#### REQUIREMENT
Everything from the line containing "Rebuild this chart" through the line containing "fontweight='bold' if bold[i]" must be written out exactly, and nothing more; leave any pictures out.

-*-

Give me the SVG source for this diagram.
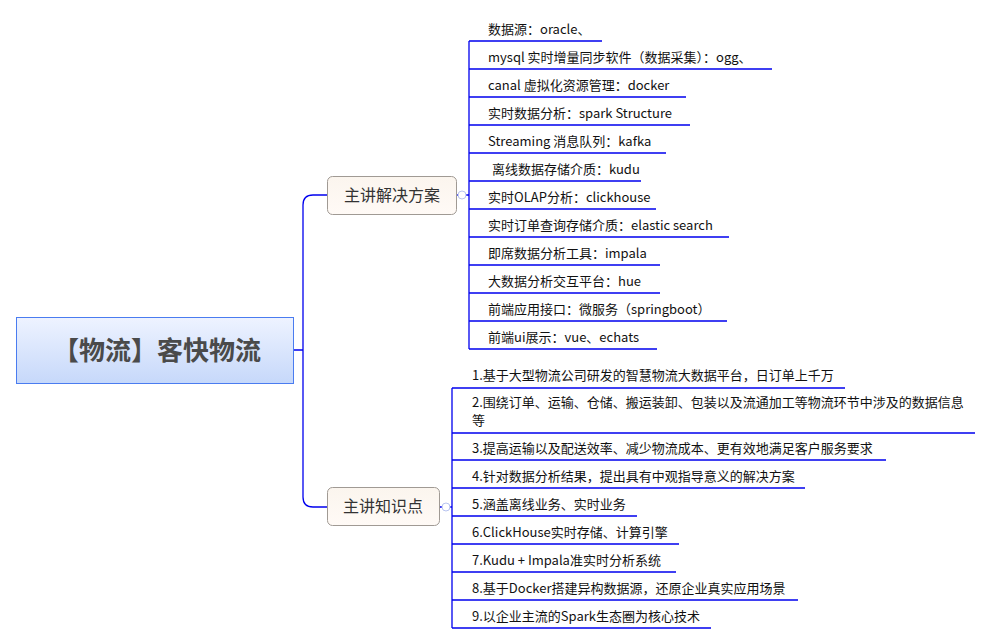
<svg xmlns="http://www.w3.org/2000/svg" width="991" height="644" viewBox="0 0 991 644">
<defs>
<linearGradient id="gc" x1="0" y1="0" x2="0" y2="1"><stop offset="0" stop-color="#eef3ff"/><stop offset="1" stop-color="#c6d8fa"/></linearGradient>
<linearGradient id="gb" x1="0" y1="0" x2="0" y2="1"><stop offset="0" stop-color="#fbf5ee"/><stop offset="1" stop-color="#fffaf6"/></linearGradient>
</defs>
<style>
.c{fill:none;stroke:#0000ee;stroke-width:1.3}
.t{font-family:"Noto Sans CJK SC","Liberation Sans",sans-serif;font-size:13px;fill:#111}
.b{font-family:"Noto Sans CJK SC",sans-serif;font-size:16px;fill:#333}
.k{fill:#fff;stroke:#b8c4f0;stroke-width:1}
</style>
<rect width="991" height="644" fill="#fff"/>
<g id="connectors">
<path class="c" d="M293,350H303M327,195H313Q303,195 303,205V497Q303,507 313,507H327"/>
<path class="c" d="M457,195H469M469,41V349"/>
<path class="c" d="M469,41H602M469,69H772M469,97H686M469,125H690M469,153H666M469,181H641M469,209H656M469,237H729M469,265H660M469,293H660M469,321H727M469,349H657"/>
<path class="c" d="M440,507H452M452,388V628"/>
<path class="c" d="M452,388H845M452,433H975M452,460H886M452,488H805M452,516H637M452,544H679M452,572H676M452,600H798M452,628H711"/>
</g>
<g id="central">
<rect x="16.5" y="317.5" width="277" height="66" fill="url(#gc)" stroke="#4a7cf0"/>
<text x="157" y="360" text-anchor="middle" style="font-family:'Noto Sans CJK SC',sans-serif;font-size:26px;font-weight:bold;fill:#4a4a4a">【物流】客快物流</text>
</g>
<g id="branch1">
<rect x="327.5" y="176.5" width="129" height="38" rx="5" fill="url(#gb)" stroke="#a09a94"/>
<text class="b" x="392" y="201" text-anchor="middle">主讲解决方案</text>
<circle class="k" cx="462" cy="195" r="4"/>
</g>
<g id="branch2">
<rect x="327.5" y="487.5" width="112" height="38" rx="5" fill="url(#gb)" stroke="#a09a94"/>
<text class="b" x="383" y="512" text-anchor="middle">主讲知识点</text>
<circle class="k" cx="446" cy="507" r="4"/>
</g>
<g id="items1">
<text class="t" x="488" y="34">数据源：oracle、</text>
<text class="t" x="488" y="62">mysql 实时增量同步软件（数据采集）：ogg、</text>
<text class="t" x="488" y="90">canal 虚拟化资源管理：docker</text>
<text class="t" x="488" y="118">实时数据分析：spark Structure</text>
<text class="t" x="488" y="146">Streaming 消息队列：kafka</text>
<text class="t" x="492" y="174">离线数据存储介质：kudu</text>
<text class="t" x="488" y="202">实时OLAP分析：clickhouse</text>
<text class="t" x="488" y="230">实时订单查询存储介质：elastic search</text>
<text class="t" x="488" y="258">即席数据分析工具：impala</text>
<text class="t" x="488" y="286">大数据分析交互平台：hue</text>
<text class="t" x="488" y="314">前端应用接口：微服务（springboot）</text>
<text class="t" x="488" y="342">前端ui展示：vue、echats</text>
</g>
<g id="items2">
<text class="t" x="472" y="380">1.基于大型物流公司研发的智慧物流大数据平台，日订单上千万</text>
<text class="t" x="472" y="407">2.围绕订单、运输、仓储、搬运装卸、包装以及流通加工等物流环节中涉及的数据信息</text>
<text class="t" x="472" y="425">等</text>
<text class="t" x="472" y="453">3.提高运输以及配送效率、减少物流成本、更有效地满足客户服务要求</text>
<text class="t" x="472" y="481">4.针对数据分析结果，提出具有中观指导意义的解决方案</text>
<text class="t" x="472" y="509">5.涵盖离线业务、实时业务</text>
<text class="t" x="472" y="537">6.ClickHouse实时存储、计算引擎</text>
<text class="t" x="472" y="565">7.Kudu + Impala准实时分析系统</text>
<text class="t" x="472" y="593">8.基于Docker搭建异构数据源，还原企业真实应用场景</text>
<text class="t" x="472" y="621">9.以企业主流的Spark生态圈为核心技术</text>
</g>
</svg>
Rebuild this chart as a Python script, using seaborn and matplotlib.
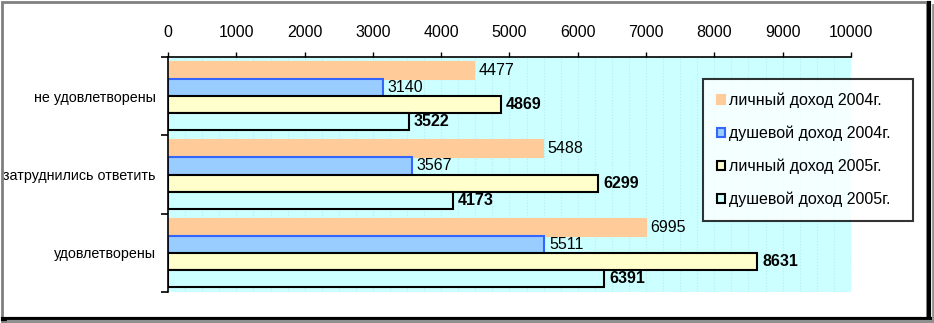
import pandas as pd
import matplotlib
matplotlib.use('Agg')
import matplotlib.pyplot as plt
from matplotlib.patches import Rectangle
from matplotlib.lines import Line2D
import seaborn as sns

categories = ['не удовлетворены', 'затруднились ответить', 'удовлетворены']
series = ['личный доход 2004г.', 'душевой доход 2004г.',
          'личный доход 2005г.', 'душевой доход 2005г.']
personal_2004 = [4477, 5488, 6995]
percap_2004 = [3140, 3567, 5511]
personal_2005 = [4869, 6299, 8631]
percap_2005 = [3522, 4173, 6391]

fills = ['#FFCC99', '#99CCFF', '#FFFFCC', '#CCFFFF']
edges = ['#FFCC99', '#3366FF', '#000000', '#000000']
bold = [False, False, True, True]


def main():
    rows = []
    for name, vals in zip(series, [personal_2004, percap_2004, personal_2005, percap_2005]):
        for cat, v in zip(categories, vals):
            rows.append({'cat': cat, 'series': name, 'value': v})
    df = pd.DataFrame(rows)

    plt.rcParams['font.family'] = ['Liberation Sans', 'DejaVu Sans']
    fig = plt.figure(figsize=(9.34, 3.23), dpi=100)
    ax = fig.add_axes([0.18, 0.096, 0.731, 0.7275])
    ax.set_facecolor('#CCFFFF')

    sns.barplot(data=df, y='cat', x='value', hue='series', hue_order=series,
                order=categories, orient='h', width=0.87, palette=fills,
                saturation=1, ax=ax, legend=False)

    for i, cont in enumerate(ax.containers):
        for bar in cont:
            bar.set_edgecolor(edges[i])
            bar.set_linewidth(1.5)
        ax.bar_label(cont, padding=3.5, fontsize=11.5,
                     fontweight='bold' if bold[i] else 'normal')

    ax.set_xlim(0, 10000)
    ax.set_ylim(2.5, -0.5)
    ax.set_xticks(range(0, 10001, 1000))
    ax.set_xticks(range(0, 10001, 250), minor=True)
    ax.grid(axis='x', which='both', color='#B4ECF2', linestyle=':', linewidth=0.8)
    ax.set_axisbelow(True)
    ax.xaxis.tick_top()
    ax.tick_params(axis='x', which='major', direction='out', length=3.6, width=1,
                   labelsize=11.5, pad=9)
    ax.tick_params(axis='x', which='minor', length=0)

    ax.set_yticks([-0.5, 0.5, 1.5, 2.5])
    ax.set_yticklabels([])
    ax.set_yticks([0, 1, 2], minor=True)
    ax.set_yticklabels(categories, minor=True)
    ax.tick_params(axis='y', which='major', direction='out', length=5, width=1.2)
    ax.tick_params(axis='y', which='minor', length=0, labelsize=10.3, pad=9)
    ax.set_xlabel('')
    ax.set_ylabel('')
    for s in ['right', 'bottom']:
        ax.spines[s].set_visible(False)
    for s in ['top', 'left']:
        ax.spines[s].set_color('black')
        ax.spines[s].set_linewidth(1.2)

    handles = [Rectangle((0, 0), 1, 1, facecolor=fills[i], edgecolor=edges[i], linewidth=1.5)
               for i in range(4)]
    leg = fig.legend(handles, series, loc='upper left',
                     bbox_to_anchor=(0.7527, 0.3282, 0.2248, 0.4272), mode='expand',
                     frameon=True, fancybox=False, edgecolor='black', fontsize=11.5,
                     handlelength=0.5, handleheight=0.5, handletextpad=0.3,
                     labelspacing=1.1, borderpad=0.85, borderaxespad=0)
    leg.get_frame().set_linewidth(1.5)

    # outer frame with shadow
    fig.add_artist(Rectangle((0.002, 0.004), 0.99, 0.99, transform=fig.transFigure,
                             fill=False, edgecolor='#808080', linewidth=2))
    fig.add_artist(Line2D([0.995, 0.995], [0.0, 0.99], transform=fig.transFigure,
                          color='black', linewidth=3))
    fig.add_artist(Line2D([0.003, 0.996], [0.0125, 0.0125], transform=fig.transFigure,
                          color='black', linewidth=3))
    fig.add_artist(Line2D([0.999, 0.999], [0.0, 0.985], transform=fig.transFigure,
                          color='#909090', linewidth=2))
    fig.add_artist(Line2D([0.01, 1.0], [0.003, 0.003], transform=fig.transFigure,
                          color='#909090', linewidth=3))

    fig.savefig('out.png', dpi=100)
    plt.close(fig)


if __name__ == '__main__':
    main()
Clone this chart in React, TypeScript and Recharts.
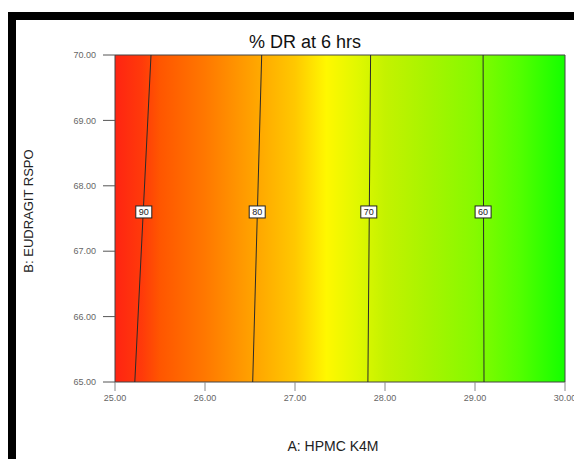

-*-

#### COMPLETE ANSWER
Rebuild this chart as a Python script, using seaborn and matplotlib.
import pandas as pd
import matplotlib
matplotlib.use('Agg')
import matplotlib.pyplot as plt
from matplotlib.patches import Rectangle
from matplotlib.lines import Line2D
import seaborn as sns

categories = ['не удовлетворены', 'затруднились ответить', 'удовлетворены']
series = ['личный доход 2004г.', 'душевой доход 2004г.',
          'личный доход 2005г.', 'душевой доход 2005г.']
personal_2004 = [4477, 5488, 6995]
percap_2004 = [3140, 3567, 5511]
personal_2005 = [4869, 6299, 8631]
percap_2005 = [3522, 4173, 6391]

fills = ['#FFCC99', '#99CCFF', '#FFFFCC', '#CCFFFF']
edges = ['#FFCC99', '#3366FF', '#000000', '#000000']
bold = [False, False, True, True]


def main():
    rows = []
    for name, vals in zip(series, [personal_2004, percap_2004, personal_2005, percap_2005]):
        for cat, v in zip(categories, vals):
            rows.append({'cat': cat, 'series': name, 'value': v})
    df = pd.DataFrame(rows)

    plt.rcParams['font.family'] = ['Liberation Sans', 'DejaVu Sans']
    fig = plt.figure(figsize=(9.34, 3.23), dpi=100)
    ax = fig.add_axes([0.18, 0.096, 0.731, 0.7275])
    ax.set_facecolor('#CCFFFF')

    sns.barplot(data=df, y='cat', x='value', hue='series', hue_order=series,
                order=categories, orient='h', width=0.87, palette=fills,
                saturation=1, ax=ax, legend=False)

    for i, cont in enumerate(ax.containers):
        for bar in cont:
            bar.set_edgecolor(edges[i])
            bar.set_linewidth(1.5)
        ax.bar_label(cont, padding=3.5, fontsize=11.5,
                     fontweight='bold' if bold[i] else 'normal')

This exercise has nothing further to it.